**Dataset extract:**
——
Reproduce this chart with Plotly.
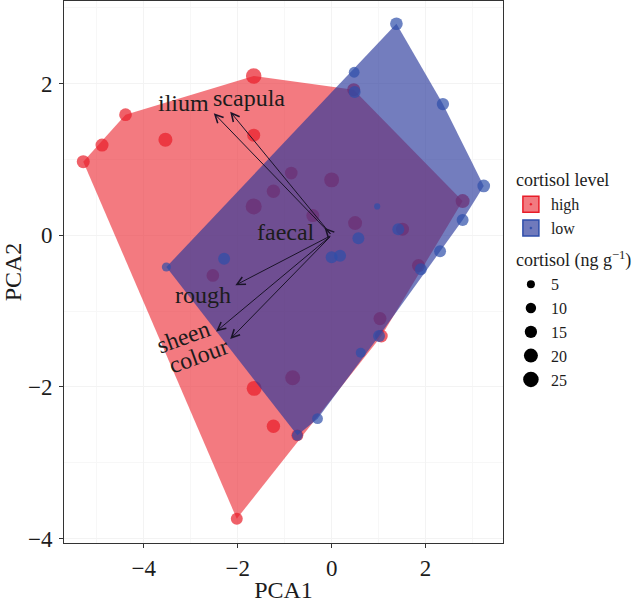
import plotly.graph_objects as go

# ---------------- data ----------------
high_x = [-5.29, -4.89, -4.39, -3.54, -1.66, -1.66, -0.86, 0.00, -1.24, -1.66, -0.40, -2.53,
          0.50, 1.51, 2.79, 0.47, 1.85, 1.03, 1.06, -0.83, -1.65, -1.24, -2.02, -0.73]
high_y = [0.97, 1.19, 1.59, 1.26, 2.10, 1.32, 0.82, 0.73, 0.58, 0.38, 0.26, -0.53,
          0.16, 0.08, 0.45, 1.92, -0.40, -1.10, -1.33, -1.88, -2.02, -2.52, -3.74, -2.64]
high_cortisol = [17, 17, 16, 20, 25, 17, 16, 23, 18, 27, 17, 16,
                 20, 17, 20, 17, 17, 17, 16, 23, 23, 18, 14, 14]

low_x = [1.38, 0.48, 0.49, 2.37, 3.24, 2.79, 2.31, 1.90, 1.42, 0.57, 0.97, 0.00, 0.18,
         -2.29, -3.52, 1.01, 0.62, -0.30, -0.73]
low_y = [2.79, 2.15, 1.89, 1.73, 0.65, 0.20, -0.21, -0.45, 0.08, -0.04, 0.38, -0.29, -0.27,
         -0.31, -0.42, -1.33, -1.55, -2.42, -2.64]
low_cortisol = [16, 11, 14, 15, 16, 14, 14, 14, 14, 14, 2, 14, 14,
                14, 7, 14, 9, 11, 11]

loading_names = ["ilium", "scapula", "faecal", "rough", "sheen", "colour"]
loading_x = [-2.51, -2.16, -0.15, -2.05, -2.46, -2.16]
loading_y = [1.61, 1.63, 0.10, -0.66, -1.27, -1.37]

size_legend_values = [5, 10, 15, 20, 25]
x_ticks = [-4, -2, 0, 2]
y_ticks = [-4, -2, 0, 2]

# ---------------- styles ----------------
FONT = "Liberation Serif"
RED = "rgb(232,28,40)"
RED_FILL = "rgba(235,40,50,0.62)"
BLUE = "rgb(46,78,170)"
BLUE_FILL = "rgba(40,55,155,0.65)"
INK = "#1c1c1c"

label_style = {
    "ilium":   dict(xshift=-30, yshift=10, textangle=0),
    "scapula": dict(xshift=19, yshift=14, textangle=0),
    "faecal":  dict(xshift=-39, yshift=-4, textangle=0),
    "rough":   dict(xshift=-32, yshift=-10, textangle=0),
    "sheen":   dict(xshift=-33, yshift=-5, textangle=-20),
    "colour":  dict(xshift=-32, yshift=-17, textangle=-20),
}


def diam(v):
    return (20 + 8.8 * v) ** 0.5


def convex_hull(xs, ys):
    pts = sorted(set(zip(xs, ys)))

    def cross(o, a, b):
        return (a[0] - o[0]) * (b[1] - o[1]) - (a[1] - o[1]) * (b[0] - o[0])

    lower, upper = [], []
    for p in pts:
        while len(lower) >= 2 and cross(lower[-2], lower[-1], p) <= 0:
            lower.pop()
        lower.append(p)
    for p in reversed(pts):
        while len(upper) >= 2 and cross(upper[-2], upper[-1], p) <= 0:
            upper.pop()
        upper.append(p)
    h = lower[:-1] + upper[:-1]
    h.append(h[0])
    return [p[0] for p in h], [p[1] for p in h]


fig = go.Figure()

hx, hy = convex_hull(high_x, high_y)
fig.add_trace(go.Scatter(x=hx, y=hy, mode="lines", fill="toself", fillcolor=RED_FILL,
                         line=dict(width=0), showlegend=False, hoverinfo="skip"))
fig.add_trace(go.Scatter(x=high_x, y=high_y, mode="markers",
                         marker=dict(color=RED, size=[diam(v) for v in high_cortisol], line=dict(width=0)),
                         showlegend=False))
lx, ly = convex_hull(low_x, low_y)
fig.add_trace(go.Scatter(x=lx, y=ly, mode="lines", fill="toself", fillcolor=BLUE_FILL,
                         line=dict(width=0), showlegend=False, hoverinfo="skip"))
fig.add_trace(go.Scatter(x=low_x, y=low_y, mode="markers",
                         marker=dict(color=BLUE, size=[diam(v) for v in low_cortisol], line=dict(width=0)),
                         showlegend=False))

# legend proxies
fig.add_trace(go.Scatter(x=[None], y=[None], mode="markers", name="high",
                         legendgroup="lvl", legendgrouptitle_text="cortisol level",
                         marker=dict(symbol="square-dot", size=30, color="rgb(242,122,128)",
                                     line=dict(color=RED, width=1.5))))
fig.add_trace(go.Scatter(x=[None], y=[None], mode="markers", name="low",
                         legendgroup="lvl",
                         marker=dict(symbol="square-dot", size=30, color="rgb(112,122,188)",
                                     line=dict(color=BLUE, width=1.5))))
for i, v in enumerate(size_legend_values):
    fig.add_trace(go.Scatter(x=[None], y=[None], mode="markers", name=str(v),
                             legendgroup="size",
                             legendgrouptitle_text="cortisol (ng g<sup>−1</sup>)" if i == 0 else None,
                             marker=dict(color="black", size=diam(v))))

# loading arrows and labels
for name, x, y in zip(loading_names, loading_x, loading_y):
    fig.add_annotation(x=x, y=y, ax=0, ay=0, xref="x", yref="y", axref="x", ayref="y",
                       text="", showarrow=True, arrowhead=5, arrowsize=1.6, arrowwidth=1,
                       arrowcolor="#1a1428", standoff=0, startstandoff=0)
    st = label_style[name]
    fig.add_annotation(x=x, y=y, xref="x", yref="y", text=name, showarrow=False,
                       xshift=st["xshift"], yshift=st["yshift"], textangle=st["textangle"],
                       font=dict(family=FONT, size=24, color=INK))

axis_common = dict(
    ticks="outside", ticklen=4, tickcolor="#333", tickwidth=1,
    showline=True, linecolor="#333", linewidth=1, mirror=True,
    showgrid=True, gridcolor="#F3F3F3", zeroline=False, automargin=False,
    tickfont=dict(family=FONT, size=23, color=INK),
)
fig.update_xaxes(range=[-5.70, 3.65], tickvals=x_ticks,
                 minor=dict(tickvals=[-5, -3, -1, 1, 3], showgrid=True, gridcolor="#F7F7F7"),
                 title=dict(text="PCA1", font=dict(family=FONT, size=24, color=INK), standoff=2),
                 ticklabelstandoff=0, **axis_common)
fig.update_yaxes(range=[-4.06, 3.09], tickvals=y_ticks,
                 minor=dict(tickvals=[-3, -1, 1, 3], showgrid=True, gridcolor="#F7F7F7"),
                 title=dict(text="PCA2", font=dict(family=FONT, size=24, color=INK), standoff=10),
                 ticklabelstandoff=2, **axis_common)

fig.update_layout(
    width=638, height=603,
    margin=dict(l=64, r=135, t=1, b=60, autoexpand=False),
    plot_bgcolor="white", paper_bgcolor="white",
    font=dict(family=FONT, color=INK),
    legend=dict(x=1.018, xanchor="left", y=0.705, yanchor="top",
                font=dict(family=FONT, size=16, color=INK),
                grouptitlefont=dict(family=FONT, size=18, color=INK),
                tracegroupgap=6, itemsizing="trace", bgcolor="rgba(0,0,0,0)"),
)

fig.write_html("out.html", config={"displayModeBar": False},
               post_script="document.body.style.margin='0';document.body.style.padding='0';")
——
**The request:** Would you reproduce the lines above, from the very first through the line containing "return (a[0] - o[0])", exactly and without the pictures?

**Final result:**
Reproduce this chart with Plotly.
import plotly.graph_objects as go

# ---------------- data ----------------
high_x = [-5.29, -4.89, -4.39, -3.54, -1.66, -1.66, -0.86, 0.00, -1.24, -1.66, -0.40, -2.53,
          0.50, 1.51, 2.79, 0.47, 1.85, 1.03, 1.06, -0.83, -1.65, -1.24, -2.02, -0.73]
high_y = [0.97, 1.19, 1.59, 1.26, 2.10, 1.32, 0.82, 0.73, 0.58, 0.38, 0.26, -0.53,
          0.16, 0.08, 0.45, 1.92, -0.40, -1.10, -1.33, -1.88, -2.02, -2.52, -3.74, -2.64]
high_cortisol = [17, 17, 16, 20, 25, 17, 16, 23, 18, 27, 17, 16,
                 20, 17, 20, 17, 17, 17, 16, 23, 23, 18, 14, 14]

low_x = [1.38, 0.48, 0.49, 2.37, 3.24, 2.79, 2.31, 1.90, 1.42, 0.57, 0.97, 0.00, 0.18,
         -2.29, -3.52, 1.01, 0.62, -0.30, -0.73]
low_y = [2.79, 2.15, 1.89, 1.73, 0.65, 0.20, -0.21, -0.45, 0.08, -0.04, 0.38, -0.29, -0.27,
         -0.31, -0.42, -1.33, -1.55, -2.42, -2.64]
low_cortisol = [16, 11, 14, 15, 16, 14, 14, 14, 14, 14, 2, 14, 14,
                14, 7, 14, 9, 11, 11]

loading_names = ["ilium", "scapula", "faecal", "rough", "sheen", "colour"]
loading_x = [-2.51, -2.16, -0.15, -2.05, -2.46, -2.16]
loading_y = [1.61, 1.63, 0.10, -0.66, -1.27, -1.37]

size_legend_values = [5, 10, 15, 20, 25]
x_ticks = [-4, -2, 0, 2]
y_ticks = [-4, -2, 0, 2]

# ---------------- styles ----------------
FONT = "Liberation Serif"
RED = "rgb(232,28,40)"
RED_FILL = "rgba(235,40,50,0.62)"
BLUE = "rgb(46,78,170)"
BLUE_FILL = "rgba(40,55,155,0.65)"
INK = "#1c1c1c"

label_style = {
    "ilium":   dict(xshift=-30, yshift=10, textangle=0),
    "scapula": dict(xshift=19, yshift=14, textangle=0),
    "faecal":  dict(xshift=-39, yshift=-4, textangle=0),
    "rough":   dict(xshift=-32, yshift=-10, textangle=0),
    "sheen":   dict(xshift=-33, yshift=-5, textangle=-20),
    "colour":  dict(xshift=-32, yshift=-17, textangle=-20),
}


def diam(v):
    return (20 + 8.8 * v) ** 0.5


def convex_hull(xs, ys):
    pts = sorted(set(zip(xs, ys)))

    def cross(o, a, b):
        return (a[0] - o[0]) * (b[1] - o[1]) - (a[1] - o[1]) * (b[0] - o[0])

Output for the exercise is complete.